(68g) Limiting Flow Rate Analysis of Direct Compression Grade Hypromellose and Its Relationship to Powder Flowability

Direct compression (DC) is a tableting process in which a dry blend of ingredients is placed into a tablet hopper and compressed into tablets. Direct compression requires that the powder blend have high flowability. One issue with CR grade hypromellose is poor flowability and its tendency to arch in hoppers. A new grade of hypromellose with a larger mean particle size and improved flow has been developed for direct compression controlled-release applications. This is not the result of decreased particle cohesion (as measured by ring shear tests), but rather improved permeability of the material. This work introduces the concept of limiting flow rates and its importance as a key measure of flowability for fine materials. Limiting flow rate analysis was performed for both grades of hypromellose. Limiting flow rates are caused by the inability of the flowing solid to dilate in the conical section of the hopper as a result of low gas permeability of the bulk solid. The three key measurements used to determine the limiting flow rate are cohesive strength, permeability and compressibility. Cohesive strength is measured in a Schulze RST01.pc shear tester. Compressibility measures the bulk density as a function of load, while permeability measures the air permeation characteristics under similar loads. These data are then used in a program which solves a series of differential equations to determine the limiting flow rate. This paper will examine in detail the key relationships between the permeability, bulk density and the powder flow and how interstitial gas pressure in the conical region of the hopper plays a key role in determining the flow rate of DC mixtures.
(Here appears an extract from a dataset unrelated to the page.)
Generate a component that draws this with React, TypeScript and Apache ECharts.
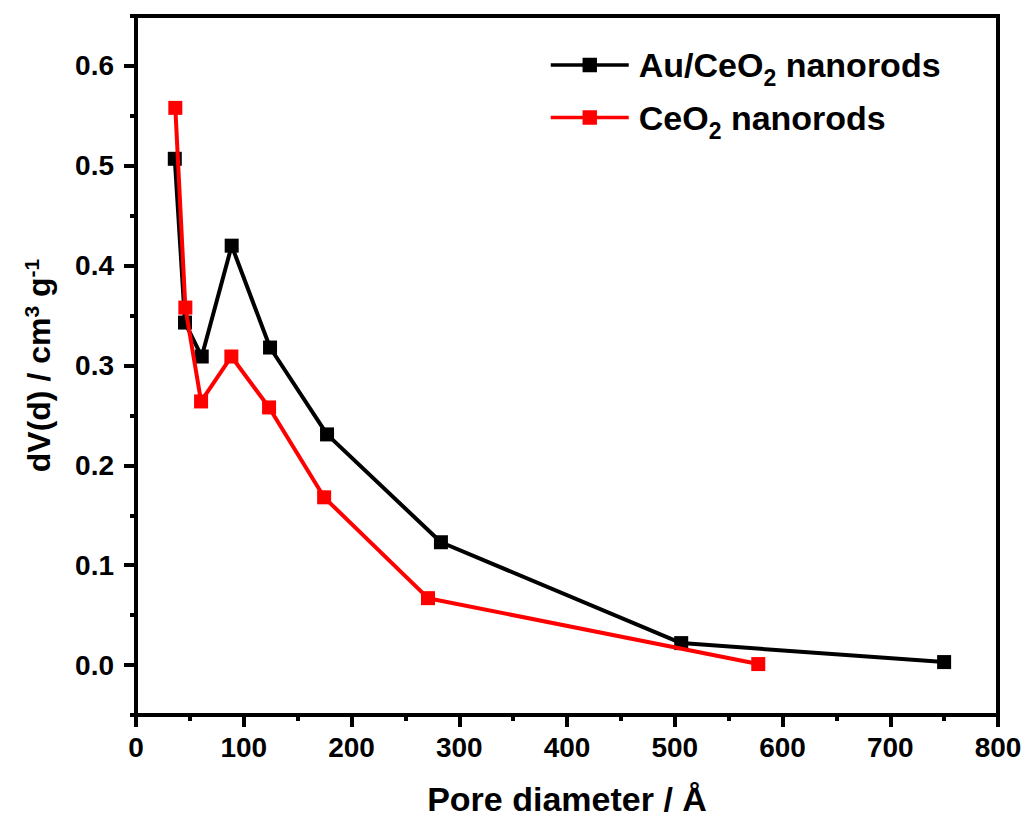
import React, { useEffect, useRef } from "react";
import * as echarts from "echarts";

const auX = [36, 45.5, 61, 88.8, 124.4, 177.3, 283, 506, 750];
const auY = [0.507, 0.343, 0.309, 0.42, 0.318, 0.231, 0.123, 0.022, 0.003];
const ceX = [36.5, 45.8, 60.4, 88.5, 123.5, 174.6, 271, 577.5];
const ceY = [0.558, 0.358, 0.264, 0.309, 0.258, 0.168, 0.067, 0.001];
const yMajor = [0, 0.1, 0.2, 0.3, 0.4, 0.5, 0.6];
const yMinor = [-0.05, 0.05, 0.15, 0.25, 0.35, 0.45, 0.55, 0.65];
const seriesNames = ["Au/CeO2 nanorods", "CeO2 nanorods"];

const FONT = "'Liberation Sans', Arial, sans-serif";

export default function App() {
  const ref = useRef<HTMLDivElement>(null);
  useEffect(() => {
    if (!ref.current) return;
    const chart = echarts.init(ref.current, undefined, { renderer: "svg" });
    const axisLineStyle = { color: "#000", width: 4 };
    chart.setOption({
      animation: false,
      textStyle: { fontFamily: FONT },
      grid: {
        left: 136,
        right: 29,
        top: 16,
        bottom: 107,
        show: true,
        borderColor: "#000",
        borderWidth: 4,
        containLabel: false,
      },
      legend: {
        orient: "vertical",
        left: 549,
        top: 48,
        padding: 0,
        itemWidth: 78,
        itemHeight: 18,
        itemGap: 11,
        data: seriesNames,
        lineStyle: { width: 3.5 },
        formatter: (n: string) =>
          n === seriesNames[0] ? "Au/CeO{sub|2} nanorods" : "CeO{sub|2} nanorods",
        textStyle: {
          fontFamily: FONT,
          fontSize: 34,
          fontWeight: "bold",
          color: "#000",
          padding: [0, 0, 0, 5],
          rich: {
            sub: {
              fontFamily: FONT,
              fontSize: 23,
              fontWeight: "bold",
              color: "#000",
              verticalAlign: "bottom",
              padding: [26, 0, 0, 0],
            },
          },
        },
      },
      xAxis: {
        type: "value",
        min: 0,
        max: 800,
        interval: 100,
        name: "Pore diameter / Å",
        nameLocation: "middle",
        nameGap: 67,
        nameTextStyle: { fontFamily: FONT, fontSize: 34, fontWeight: "bold", color: "#000" },
        axisLine: { onZero: false, lineStyle: axisLineStyle },
        axisTick: { inside: false, length: 12, lineStyle: { color: "#000", width: 4 } },
        minorTick: { show: true, splitNumber: 2, length: 6, lineStyle: { color: "#000", width: 4 } },
        axisLabel: { fontFamily: FONT, fontSize: 28, fontWeight: "bold", color: "#000", margin: 18 },
        splitLine: { show: false },
        minorSplitLine: { show: false },
      },
      yAxis: [
        {
          type: "value",
          min: -0.05,
          max: 0.65,
          name: "dV(d) / cm{sup|3} g{sup|-1}",
          nameLocation: "middle",
          nameGap: 80,
          nameRotate: 90,
          nameTextStyle: {
            fontFamily: FONT,
            fontSize: 32,
            fontWeight: "bold",
            color: "#000",
            rich: {
              sup: {
                fontFamily: FONT,
                fontSize: 21,
                fontWeight: "bold",
                color: "#000",
                verticalAlign: "top",
                padding: [0, 0, 14, 0],
              },
            },
          },
          axisLine: { onZero: false, lineStyle: axisLineStyle },
          axisTick: {
            inside: false,
            length: 12,
            customValues: yMajor,
            lineStyle: { color: "#000", width: 4 },
          },
          axisLabel: {
            fontFamily: FONT,
            fontSize: 28,
            fontWeight: "bold",
            color: "#000",
            margin: 22,
            customValues: yMajor,
            formatter: (v: number) => v.toFixed(1),
          },
          splitLine: { show: false },
        },
        {
          type: "value",
          min: -0.05,
          max: 0.65,
          position: "left",
          axisLine: { show: false, onZero: false },
          axisTick: {
            show: true,
            inside: false,
            length: 6,
            customValues: yMinor,
            lineStyle: { color: "#000", width: 4 },
          },
          axisLabel: { show: false },
          splitLine: { show: false },
        },
      ],
      series: [
        {
          name: seriesNames[0],
          type: "line",
          data: auX.map((x, i) => [x, auY[i]]),
          symbol: "rect",
          symbolSize: 14,
          lineStyle: { color: "#000", width: 4 },
          itemStyle: { color: "#000" },
          z: 2,
        },
        {
          name: seriesNames[1],
          type: "line",
          data: ceX.map((x, i) => [x, ceY[i]]),
          symbol: "rect",
          symbolSize: 14,
          lineStyle: { color: "#ff0000", width: 4 },
          itemStyle: { color: "#ff0000" },
          z: 3,
        },
      ],
    });
    return () => chart.dispose();
  }, []);
  return <div ref={ref} style={{ width: 1027, height: 822, position: "absolute", left: 0, top: 0 }} />;
}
As an example, a tablet hopper of specified size with a 6 inch diameter outlet that manufactures 500 mg tablets at a rate of 10,000 tablets per minute requires a flow rate of 660 lbs/hr of material out of the hopper. The limiting flow rate for the DC hypromellose was calculated to be 2400 lbs/hr for a 6 inch diameter outlet, while the flow rate for the CR grade hypromellose was calculated to be 100 lb/hr. The influence of low permeability will be shown to be dramatic with decreases in flow rates being several orders of magnitude, compared to the unimpeded flow rates of coarser materials. For the new DC hypromellose, the improvement in flow is approximately 25 times better than the conventional CR grade hypromellose.